While on vacation in the Upper Peninsula, odd couples Laurel and Arnie and Claire and Charles unwittingly become amateur homicide detectives after they stumble into an investigation of a suspicious death. Soon, as told in Deb Davies’ new mystery, “White Nights,” they discover the case may not have been accidental.
The whodunit story gets rolling after local law enforcement asks Arnie, a county sheriff, to lend a hand in the investigation. From there, the couples discover a starving stray dog — a dog that may hold the clue to the possible murder.
In this, her second book, Davies takes readers on a road trip with four likeable characters, along with their various middle-age quirks. Readers see the novice investigators as they navigate divorce, death of a spouse and other situations folks go through — like sore knees.
Davies continues her refined ability to create the sense of place she displayed in “Northern Light,” the first title in her coast-to-coast Michigan mystery series.
In “White Nights,” Davies deftly melds the rugged backwoods aspects of Michigan’s Upper Peninsula with the beauty and calm of its streams, contrasted with the glory and power of Tahquamenon Falls.
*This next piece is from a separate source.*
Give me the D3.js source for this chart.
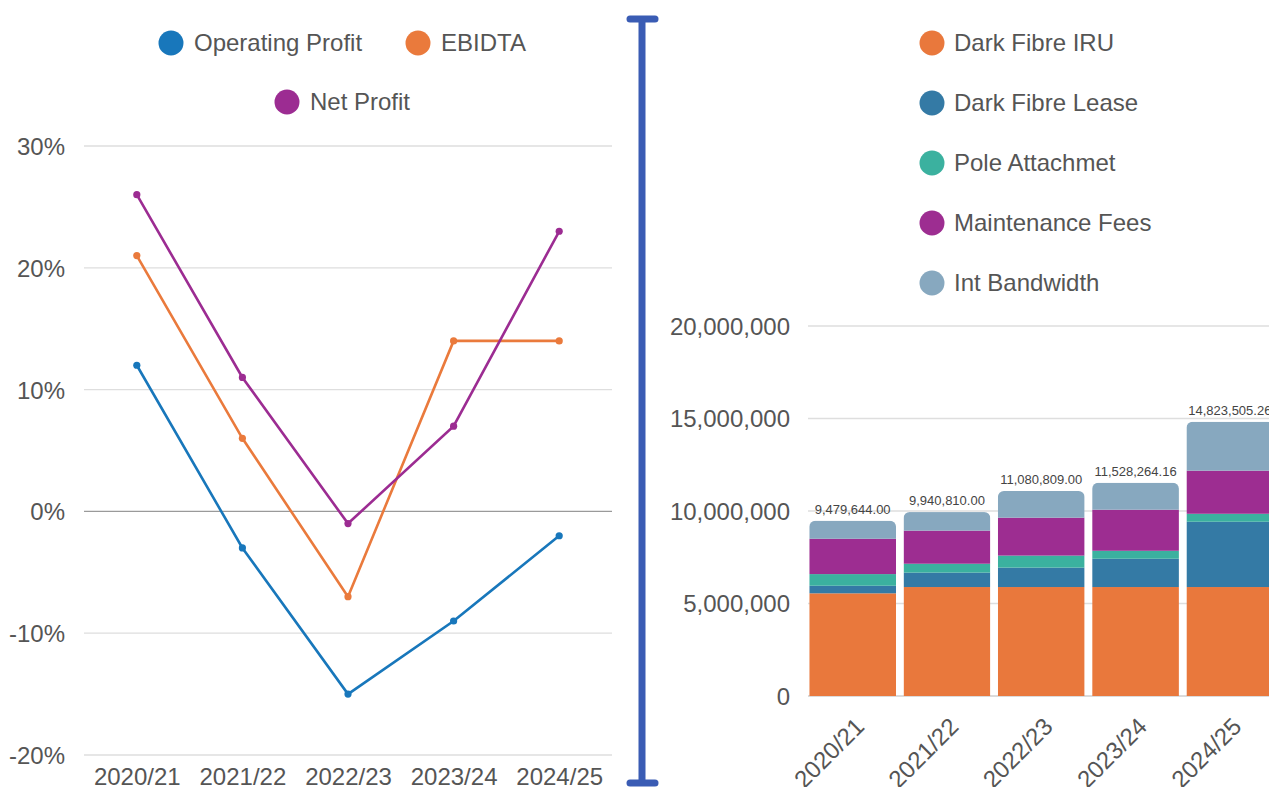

The author and her husband, Rick, have a Montgomery Ward kit house they use as a cottage near Luzerne on the Big Creek, which feeds into the Au Sable River. Her firsthand experience in Northern Michigan adds believability to the book’s plot.
As for her full-time residence, the author, who is nearly recuperated from a winter knee replacement, lives in the Jackson area, where she recently retired from teaching at Jackson College.
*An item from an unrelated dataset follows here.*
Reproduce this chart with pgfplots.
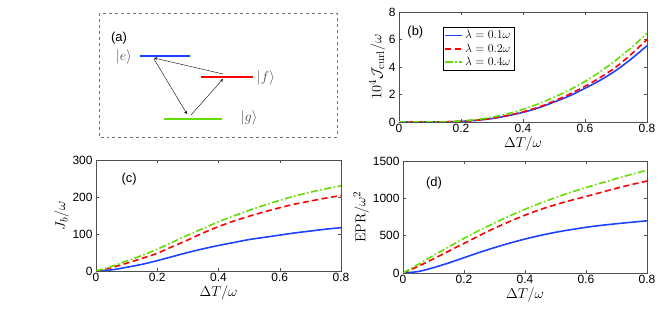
\documentclass[border=0pt]{standalone}
\usepackage[no-math]{fontspec}
\setmainfont{Liberation Sans}
\usepackage{pgfplots}
\pgfplotsset{compat=1.18}
\definecolor{mblue}{RGB}{30,65,255}
\definecolor{mred}{RGB}{255,0,0}
\definecolor{mgreen}{RGB}{100,220,0}
\definecolor{axgray}{RGB}{80,80,80}
\pgfplotsset{
  every axis/.append style={
    scale only axis,
    anchor=south west,
    axis line style={axgray},
    every tick/.style={axgray},
    tick align=inside,
    major tick length=3bp,
    xmin=0, xmax=0.8,
    xtick={0,0.2,0.4,0.6,0.8},
    xticklabels={0,0.2,0.4,0.6,0.8},
    /pgf/number format/assume math mode=true,
    /pgf/number format/1000 sep={},
    scaled y ticks=false,
    tick label style={font=\fontsize{12}{13}\selectfont},
    xticklabel style={yshift=1bp},
    label style={font=\fontsize{15}{16}\selectfont},
    xlabel={$\Delta T/\omega$},
    xlabel style={yshift=3bp},
    ylabel style={yshift=-3bp},
  },
  sb/.style={draw=mblue, color=mblue, line width=1.6pt, solid, smooth},
  sr/.style={draw=mred, color=mred, line width=1.6pt, dash pattern=on 6bp off 3.5bp, smooth},
  sg/.style={draw=mgreen, color=mgreen, line width=1.6pt, dash pattern=on 7bp off 2.5bp on 1.5bp off 2.5bp, smooth},
}
\begin{document}
\begin{tikzpicture}[x=1bp,y=1bp]
\useasboundingbox (0,0) rectangle (664bp,313bp);
% ---------- panel (a) ----------
\draw[axgray!80, dashed, line width=0.5pt] (99bp,300bp) rectangle (337bp,176bp);
\node[font=\fontsize{13}{14}\selectfont] at (119bp,275bp) {(a)};
\draw[mblue, line width=2pt] (140bp,257bp) -- (190bp,257bp);
\draw[mred, line width=2pt] (201bp,236bp) -- (253bp,236bp);
\draw[mgreen, line width=2pt] (164bp,194bp) -- (222bp,194bp);
\node[black!70, font=\fontsize{15}{16}\selectfont] at (124bp,256bp) {$|e\rangle$};
\node[black!70, font=\fontsize{15}{16}\selectfont] at (266bp,235bp) {$|f\rangle$};
\node[black!70, font=\fontsize{15}{16}\selectfont] at (249bp,195bp) {$|g\rangle$};
\draw[-stealth, line width=0.4pt] (154bp,254bp) -- (187bp,199bp);
\draw[-stealth, line width=0.4pt] (191bp,198bp) -- (223bp,234bp);
\draw[-stealth, line width=0.4pt] (223bp,239bp) -- (154bp,255bp);
% ---------- panel (b) ----------
\begin{axis}[at={(399bp,191bp)}, width=248bp, height=110bp,
  ymin=0, ymax=8, ytick={0,2,4,6,8},
  ylabel={$10^4\mathcal{J}_{\mathrm{curl}}/\omega$},
  legend style={at={(0.177,0.864)}, anchor=north west,
    font=\fontsize{13}{14}\selectfont, row sep=-0.5bp, inner sep=1.5bp},
  legend cell align=left]
\addlegendimage{sb}
\addlegendimage{sr}
\addlegendimage{sg}
\addplot[sb, forget plot] coordinates {(0,0) (0.05,0) (0.1,0) (0.15,0.01) (0.2,0.05) (0.25,0.12) (0.3,0.25) (0.35,0.45) (0.4,0.7) (0.45,1.03) (0.5,1.45) (0.55,1.9) (0.6,2.45) (0.65,3.05) (0.7,3.75) (0.75,4.6) (0.8,5.55)};
\addplot[sr, forget plot] coordinates {(0,0) (0.05,0) (0.1,0) (0.15,0.01) (0.2,0.05) (0.25,0.13) (0.3,0.27) (0.35,0.48) (0.4,0.74) (0.45,1.08) (0.5,1.52) (0.55,2.02) (0.6,2.6) (0.65,3.25) (0.7,4.0) (0.75,4.95) (0.8,6.0)};
\addplot[sg, forget plot] coordinates {(0,0) (0.05,0) (0.1,0) (0.15,0.02) (0.2,0.08) (0.25,0.18) (0.3,0.35) (0.35,0.6) (0.4,0.92) (0.45,1.32) (0.5,1.8) (0.55,2.33) (0.6,2.95) (0.65,3.68) (0.7,4.5) (0.75,5.42) (0.8,6.45)};
\legend{$\lambda=0.1\omega$,$\lambda=0.2\omega$,$\lambda=0.4\omega$}
\node[font=\fontsize{13}{14}\selectfont, anchor=west] at (rel axis cs:0.02,0.82) {(b)};
\end{axis}
% ---------- panel (c) ----------
\begin{axis}[at={(96bp,42bp)}, width=245bp, height=111bp,
  ymin=0, ymax=300, ytick={0,100,200,300},
  ylabel={$J_b/\omega$}]
\addplot[sb] coordinates {(0,0) (0.05,3) (0.1,10) (0.15,18) (0.2,28) (0.25,39) (0.3,50) (0.35,60) (0.4,69) (0.45,77) (0.5,85) (0.55,91) (0.6,97) (0.65,103) (0.7,108) (0.75,113) (0.8,117)};
\addplot[sr] coordinates {(0,0) (0.05,9) (0.1,21) (0.15,34) (0.2,48) (0.25,66) (0.3,84) (0.35,103) (0.4,120) (0.45,135) (0.5,148) (0.55,160) (0.6,171) (0.65,181) (0.7,189) (0.75,197) (0.8,204)};
\addplot[sg] coordinates {(0,0) (0.05,12) (0.1,27) (0.15,42) (0.2,59) (0.25,78) (0.3,97) (0.35,115) (0.4,133) (0.45,149) (0.5,164) (0.55,178) (0.6,191) (0.65,203) (0.7,213) (0.75,222) (0.8,230)};
\node[font=\fontsize{13}{14}\selectfont, anchor=west] at (rel axis cs:0.09,0.83) {(c)};
\end{axis}
% ---------- panel (d) ----------
\begin{axis}[at={(403bp,40bp)}, width=244bp, height=112bp,
  ymin=0, ymax=1500, ytick={0,500,1000,1500},
  ylabel={$\mathrm{EPR}/\omega^2$}]
\addplot[sb] coordinates {(0,0) (0.05,20) (0.1,72) (0.15,135) (0.2,205) (0.25,275) (0.3,340) (0.35,400) (0.4,455) (0.45,503) (0.5,545) (0.55,580) (0.6,612) (0.65,638) (0.7,660) (0.75,680) (0.8,699)};
\addplot[sr] coordinates {(0,0) (0.05,90) (0.1,190) (0.15,293) (0.2,396) (0.25,500) (0.3,600) (0.35,690) (0.4,775) (0.45,850) (0.5,915) (0.55,972) (0.6,1025) (0.65,1080) (0.7,1135) (0.75,1185) (0.8,1232)};
\addplot[sg] coordinates {(0,0) (0.05,115) (0.1,235) (0.15,350) (0.2,464) (0.25,570) (0.3,670) (0.35,765) (0.4,854) (0.45,935) (0.5,1010) (0.55,1080) (0.6,1144) (0.65,1205) (0.7,1265) (0.75,1322) (0.8,1376)};
\node[font=\fontsize{13}{14}\selectfont, anchor=west] at (rel axis cs:0.08,0.80) {(d)};
\end{axis}
\end{tikzpicture}
\end{document}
She is now well into her third book, which is set in Empire, Michigan, on the magnificent dunes. Given the terrain, and the vast expanses of Lake Michigan beaches, Davies said the still-untitled book is more difficult to write because so much has been written about the area.
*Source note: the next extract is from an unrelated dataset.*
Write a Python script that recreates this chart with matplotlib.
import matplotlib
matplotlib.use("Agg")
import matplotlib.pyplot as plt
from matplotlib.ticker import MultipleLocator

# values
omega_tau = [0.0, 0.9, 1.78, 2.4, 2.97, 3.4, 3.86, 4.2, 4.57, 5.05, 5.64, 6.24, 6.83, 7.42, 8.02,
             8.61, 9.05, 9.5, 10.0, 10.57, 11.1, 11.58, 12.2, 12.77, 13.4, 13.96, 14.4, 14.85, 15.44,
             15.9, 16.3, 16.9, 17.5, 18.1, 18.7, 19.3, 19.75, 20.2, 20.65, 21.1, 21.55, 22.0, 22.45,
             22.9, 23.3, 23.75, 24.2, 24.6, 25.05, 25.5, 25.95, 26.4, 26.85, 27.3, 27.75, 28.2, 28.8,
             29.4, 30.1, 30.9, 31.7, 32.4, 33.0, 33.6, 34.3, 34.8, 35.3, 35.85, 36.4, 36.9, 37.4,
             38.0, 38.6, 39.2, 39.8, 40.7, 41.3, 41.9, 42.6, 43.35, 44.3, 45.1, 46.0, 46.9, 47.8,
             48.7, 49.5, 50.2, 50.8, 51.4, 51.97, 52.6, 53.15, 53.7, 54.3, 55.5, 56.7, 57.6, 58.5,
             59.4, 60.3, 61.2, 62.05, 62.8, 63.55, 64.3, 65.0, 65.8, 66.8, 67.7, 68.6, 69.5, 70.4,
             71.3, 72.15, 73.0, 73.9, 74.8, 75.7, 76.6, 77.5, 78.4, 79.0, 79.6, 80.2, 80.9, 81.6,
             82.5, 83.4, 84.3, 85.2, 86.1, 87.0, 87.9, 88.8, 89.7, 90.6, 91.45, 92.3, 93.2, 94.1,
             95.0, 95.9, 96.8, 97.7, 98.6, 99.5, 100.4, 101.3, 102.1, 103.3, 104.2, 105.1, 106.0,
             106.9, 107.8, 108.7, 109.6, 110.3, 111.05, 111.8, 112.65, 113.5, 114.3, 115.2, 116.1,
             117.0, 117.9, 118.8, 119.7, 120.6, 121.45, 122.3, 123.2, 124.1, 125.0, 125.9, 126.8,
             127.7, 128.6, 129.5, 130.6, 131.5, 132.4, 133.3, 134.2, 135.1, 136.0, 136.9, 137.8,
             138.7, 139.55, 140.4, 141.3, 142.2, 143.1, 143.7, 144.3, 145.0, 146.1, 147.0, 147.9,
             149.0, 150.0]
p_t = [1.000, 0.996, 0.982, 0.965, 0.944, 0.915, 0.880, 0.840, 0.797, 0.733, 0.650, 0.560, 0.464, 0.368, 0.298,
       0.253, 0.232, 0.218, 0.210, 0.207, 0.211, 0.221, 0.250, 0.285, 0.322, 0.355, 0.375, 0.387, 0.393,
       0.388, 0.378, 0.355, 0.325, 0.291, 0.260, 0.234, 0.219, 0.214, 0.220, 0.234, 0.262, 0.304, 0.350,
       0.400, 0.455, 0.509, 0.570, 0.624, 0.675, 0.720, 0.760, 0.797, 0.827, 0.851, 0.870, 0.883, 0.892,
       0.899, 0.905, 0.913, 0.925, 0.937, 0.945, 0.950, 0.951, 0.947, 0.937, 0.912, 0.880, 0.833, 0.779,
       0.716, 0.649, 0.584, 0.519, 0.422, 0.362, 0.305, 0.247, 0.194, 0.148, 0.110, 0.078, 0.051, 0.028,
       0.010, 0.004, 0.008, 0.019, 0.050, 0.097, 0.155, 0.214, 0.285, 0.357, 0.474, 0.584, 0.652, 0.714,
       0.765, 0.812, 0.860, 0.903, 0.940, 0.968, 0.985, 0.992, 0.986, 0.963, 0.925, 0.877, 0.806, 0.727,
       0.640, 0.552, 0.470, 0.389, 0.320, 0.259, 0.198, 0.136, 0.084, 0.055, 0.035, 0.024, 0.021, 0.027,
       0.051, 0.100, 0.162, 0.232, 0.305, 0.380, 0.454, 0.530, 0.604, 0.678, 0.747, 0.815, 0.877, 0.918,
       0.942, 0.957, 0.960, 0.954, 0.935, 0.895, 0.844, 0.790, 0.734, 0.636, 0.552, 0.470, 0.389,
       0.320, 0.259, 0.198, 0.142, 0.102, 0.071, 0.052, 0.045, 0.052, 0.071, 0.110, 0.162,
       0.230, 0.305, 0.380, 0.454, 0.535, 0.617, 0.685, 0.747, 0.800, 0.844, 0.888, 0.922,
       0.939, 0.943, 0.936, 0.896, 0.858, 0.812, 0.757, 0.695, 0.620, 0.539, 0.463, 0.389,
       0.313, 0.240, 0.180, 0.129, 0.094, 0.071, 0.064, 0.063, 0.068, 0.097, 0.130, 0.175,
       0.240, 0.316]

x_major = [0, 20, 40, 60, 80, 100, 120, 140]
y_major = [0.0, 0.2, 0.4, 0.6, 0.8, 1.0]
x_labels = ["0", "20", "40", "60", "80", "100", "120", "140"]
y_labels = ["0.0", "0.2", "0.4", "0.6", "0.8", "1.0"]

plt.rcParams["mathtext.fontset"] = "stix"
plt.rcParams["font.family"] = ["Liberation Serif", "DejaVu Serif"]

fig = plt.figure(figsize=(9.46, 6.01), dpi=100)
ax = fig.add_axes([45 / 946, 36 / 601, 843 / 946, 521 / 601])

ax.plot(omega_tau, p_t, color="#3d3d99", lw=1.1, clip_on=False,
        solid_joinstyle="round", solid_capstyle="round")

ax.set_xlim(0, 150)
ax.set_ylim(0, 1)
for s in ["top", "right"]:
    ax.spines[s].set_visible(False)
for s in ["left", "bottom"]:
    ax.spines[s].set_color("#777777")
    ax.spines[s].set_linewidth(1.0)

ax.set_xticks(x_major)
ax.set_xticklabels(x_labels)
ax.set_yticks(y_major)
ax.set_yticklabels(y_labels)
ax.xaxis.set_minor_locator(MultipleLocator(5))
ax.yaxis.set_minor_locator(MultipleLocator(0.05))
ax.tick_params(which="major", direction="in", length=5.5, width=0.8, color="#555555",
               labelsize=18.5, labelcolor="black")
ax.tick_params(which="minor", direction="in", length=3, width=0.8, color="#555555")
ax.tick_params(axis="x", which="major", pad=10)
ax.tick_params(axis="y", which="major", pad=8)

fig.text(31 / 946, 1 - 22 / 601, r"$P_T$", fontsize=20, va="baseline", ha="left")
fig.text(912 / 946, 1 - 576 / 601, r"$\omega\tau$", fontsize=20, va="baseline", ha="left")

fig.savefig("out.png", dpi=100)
Her current and previous book had more intimate settings. In “White Nights,” most of the action takes place in a few rundown cabins, with streams and rivers as the backdrop.
As for the main characters, Davis leaves some of their makeup to the reader’s imagination. She believes her characters are “in their mid-50s,” but she doesn’t know for sure. “Laurel has a grown child, and Claire has had cataract surgery,” she said. “The men are getting knee problems, so mid-50s sounds about right.”
The author, who is in her 70s, said she wanted the couples to be genuine and believable, not superheroes. “They are no Navy SEALs,” Davies said. The author added that the characters are amalgams of individuals she has known and worked with throughout her life. Charles, who is a birder, is based on a friend of hers.
Davies, who’s spent a majority of her life writing and teaching writing, said she knew her literary niche from the jump. Since her earliest days as a writer, she told herself, “If I were to write a novel, it would be a mystery,” she recalled. “I’ve always liked the puzzle aspect of a mystery.”
And she has the documentation to prove it. When she applied to Michigan State University’s writing program back in the 1980s, she submitted a complete mystery as a writing sample.
“It caught the eye of MSU Professor Diane Wakoski,” Davies said. “She took the time to read and critique it in a four-page letter. I went on to take four classes with her. She was an important mentor for me.”
While her college days are well behind her, Davies still challenges herself. She said her new series of books presented her with an entirely unexpected problem — the two books had to be internally consistent and the characters accurately described in the second book. “I had to go back and re-read the first book,” she admitted. Looking forward, Davies, who is passionate about shelter dogs, said, like “White Nights,” a pooch plays another role in her next mystery— though this time an even bigger part.
“White Nights” is a fast-paced mystery revolving around a greedy land scheme, complete with characters who alternate between good and evil. It almost goes without saying, but there is a nasty antagonist and a death-defying escape, with the protagonists using more brain power than muscle to solve the murder.